Gün + Partners - Turkey
The new IP Law has abolished the Patent Decree-Law provisions regarding the use requirement of patents and evidence of use. Instead, the new law refers to the use requirement within the compulsory licence provision, stating that non-use of a patent could allow a third party to demand a compulsory licence over that patent.
Consequences of failure to file declaration
As the IP Law does not have clear provisions requiring the patent owner to file a declaration of use or non-use for legitimate reasons, there is no legal requirement to do so or provide proof of use. Nevertheless, it seems wise that patent owners should continue to file such declarations as they may be useful as evidence where a third party requests a compulsory licence and may even discourage a third party from doing so by alleging that the patent has not been used without legitimate reason.
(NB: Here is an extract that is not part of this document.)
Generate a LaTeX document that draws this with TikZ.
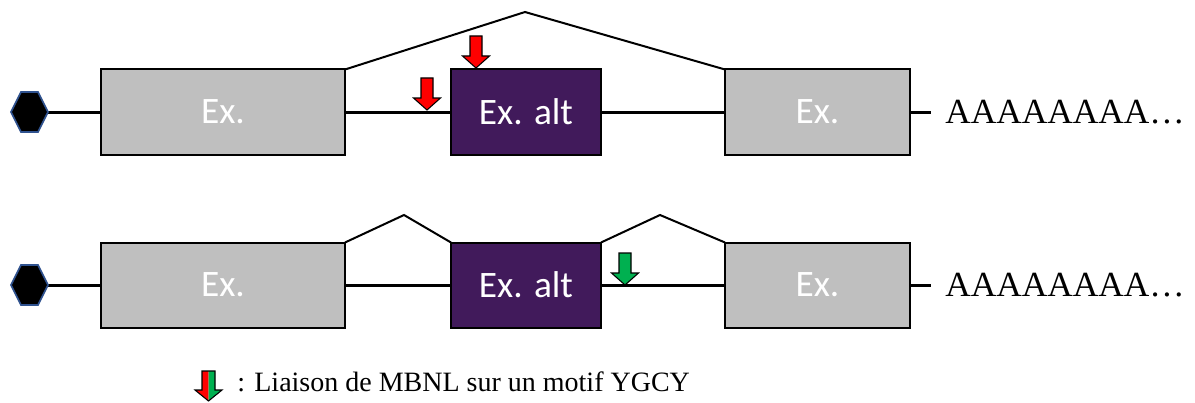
\documentclass[tikz,border=0pt]{standalone}
\usepackage{fontspec}
\setmainfont{Liberation Serif}
\newfontfamily\calibrifont{Carlito}
\definecolor{exgray}{HTML}{BFBFBF}
\definecolor{expurple}{HTML}{411A5B}
\definecolor{hexblue}{HTML}{2F528F}
\definecolor{arrred}{HTML}{FF0000}
\definecolor{arrgreen}{HTML}{00B050}
\newcommand\mbnlarrow[3]{%
  \filldraw[fill=#3, draw=black, line width=0.8pt, line join=miter]
    (#1-6,#2-32) -- (#1+6,#2-32) -- (#1+6,#2-12) -- (#1+13.5,#2-12) -- (#1,#2)
    -- (#1-13.5,#2-12) -- (#1-6,#2-12) -- cycle;}
\begin{document}
\begin{tikzpicture}[x=0.75pt,y=-0.75pt,
  exon/.style={draw=black, line width=1.5pt, fill=exgray, inner sep=0pt, outer sep=0pt,
    minimum height=63.75pt, text=white, font=\calibrifont\fontsize{28}{32}\selectfont},
  altexon/.style={exon, fill=expurple},
  intron/.style={line width=2.25pt, black},
  splice/.style={line width=1.5pt, black, line join=miter},
  hexcap/.style={fill=black, draw=hexblue, line width=1.2pt},
  polya/.style={font=\fontsize{26.5}{30}\selectfont, inner sep=0pt, anchor=base west}]
\useasboundingbox (0,0) rectangle (1195,403);
% ---------- row 1 ----------
\coordinate (capA) at (48,112);
\coordinate (endA) at (931,112);
\node[exon, minimum width=183pt] (a1) at (223,112) {Ex.};
\node[altexon, minimum width=112.5pt] (a2) at (526,112) {Ex. alt};
\node[exon, minimum width=138.75pt] (a3) at (817.5,112) {Ex.};
\draw[intron] (capA) -- (a1.west);
\draw[intron] (a1.east) -- (a2.west);
\draw[intron] (a2.east) -- (a3.west);
\draw[intron] (a3.east) -- (endA);
\filldraw[hexcap] (11,112) -- (21,92) -- (38,92) -- (48,112) -- (38,132) -- (21,132) -- cycle;
\coordinate (peakA) at (525,12);
\draw[splice] (a1.north east) -- (peakA) -- (a3.north west);
\node[polya] (pa) at (945,123) {AAAAAAAA\ldots};
\mbnlarrow{427}{110}{arrred}
\mbnlarrow{476}{68}{arrred}
% ---------- row 2 ----------
\coordinate (capB) at (48,285);
\coordinate (endB) at (931,285);
\node[exon, minimum width=183pt] (b1) at (223,285) {Ex.};
\node[altexon, minimum width=112.5pt] (b2) at (526,285) {Ex. alt};
\node[exon, minimum width=138.75pt] (b3) at (817.5,285) {Ex.};
\draw[intron] (capB) -- (b1.west);
\draw[intron] (b1.east) -- (b2.west);
\draw[intron] (b2.east) -- (b3.west);
\draw[intron] (b3.east) -- (endB);
\filldraw[hexcap] (11,285) -- (21,265) -- (38,265) -- (48,285) -- (38,305) -- (21,305) -- cycle;
\coordinate (peakB1) at (404,215);
\coordinate (peakB2) at (660,215);
\draw[splice] (b1.north east) -- (peakB1) -- (b2.north west);
\draw[splice] (b2.north east) -- (peakB2) -- (b3.north west);
\node[polya] (pb) at (945,296) {AAAAAAAA\ldots};
\mbnlarrow{625}{285}{arrgreen}
% ---------- legend ----------
\fill[arrred] (202,371) -- (208.5,371) -- (208.5,401) -- (195,390) -- (202,390) -- cycle;
\fill[arrgreen] (208.5,371) -- (215,371) -- (215,390) -- (222,390) -- (208.5,401) -- cycle;
\draw[black, line width=0.8pt, line join=miter]
  (202,371) -- (215,371) -- (215,390) -- (222,390) -- (208.5,401) -- (195,390) -- (202,390) -- cycle;
\node[font=\fontsize{21}{24}\selectfont, inner sep=0pt, anchor=base west] (leg) at (237,391)
  {: Liaison de MBNL sur un motif YGCY};
\end{tikzpicture}
\end{document}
Failure to file a declaration of use or non-use means that the patent will be published in the Turkish Patent Office’s (TPO’s) Official Bulletin within the list of patents for which no declaration was filed, as per Article 117/8 of the Regulation on the Implementation of the IP Law.
Article 130/2 of the IP Law rules that a compulsory licence can be requested if the patent is not used. Accordingly, a third party may consider applying to the patent owner for a licence if the patent is published on the non-use list in the TPO Official Bulletin. The publication of a patent in the Official Bulletin does not guarantee that a compulsory licence will be granted. However, if the patent owner rejects the request, the third party can apply to the IP court
Once an action has been filed, the IP court should initiate a notification procedure (or an international notification procedure for patent owners residing outside of Turkey) to notify the patent owner of the action. The owner will then have one month to file its defence and any necessary evidence. After the pleadings, the case will likely be referred to a court-appointed expert panel. The IP Law rules that the IP court should decide on the case within one month once the pleadings phase is complete. However, this is unrealistic even where the IP court does not refer the case to a court-appointed expert panel. Once the IP court makes a decision, it drafts its reasoning subject to appeal before the district court. If the patentee does not file an appeal against the decision, then it becomes final and the compulsory licence is granted or rejected.
Article 117/8 of the regulation rules that a use or non-use declaration should be filed within the timelines provided by the IP Law (ie, three years from the date that the grant decision is published in the bulletin or four years from the application date, whichever expires later).
The bulletin referred to in this provision is the TPO’s Official Bulletin for national applications or Patent Cooperation Treaty entries. However, in relation to the European patents validated in Turkey, a TPO examiner suggested that the bulletin mentioned is the Official Bulletin of the European Patent Office (EPO). If so, the timelines set in the provision should be calculated from the date that a European patent grant decision was published on the EPO’s Official Bulletin. However, this interpretation seems incorrect, especially considering the related provision of the Regulation on Implementation of the European Patent Convention in Turkey.
On the other hand, a declaration of use should be filed as soon as the patent is used, even where the timeline has expired. This is because non-use may lead to a third party filing a request for a compulsory licence. In order to be eligible for a compulsory licence under Article 130/2, the patent must be:
- unused for three years after publication in the bulletin or at the end of four years after the patent application date, whichever expires later; and
- not in use at the date of the compulsory licence request.
Therefore, filing evidence of use where available may prevent a compulsory licence from being requested or granted.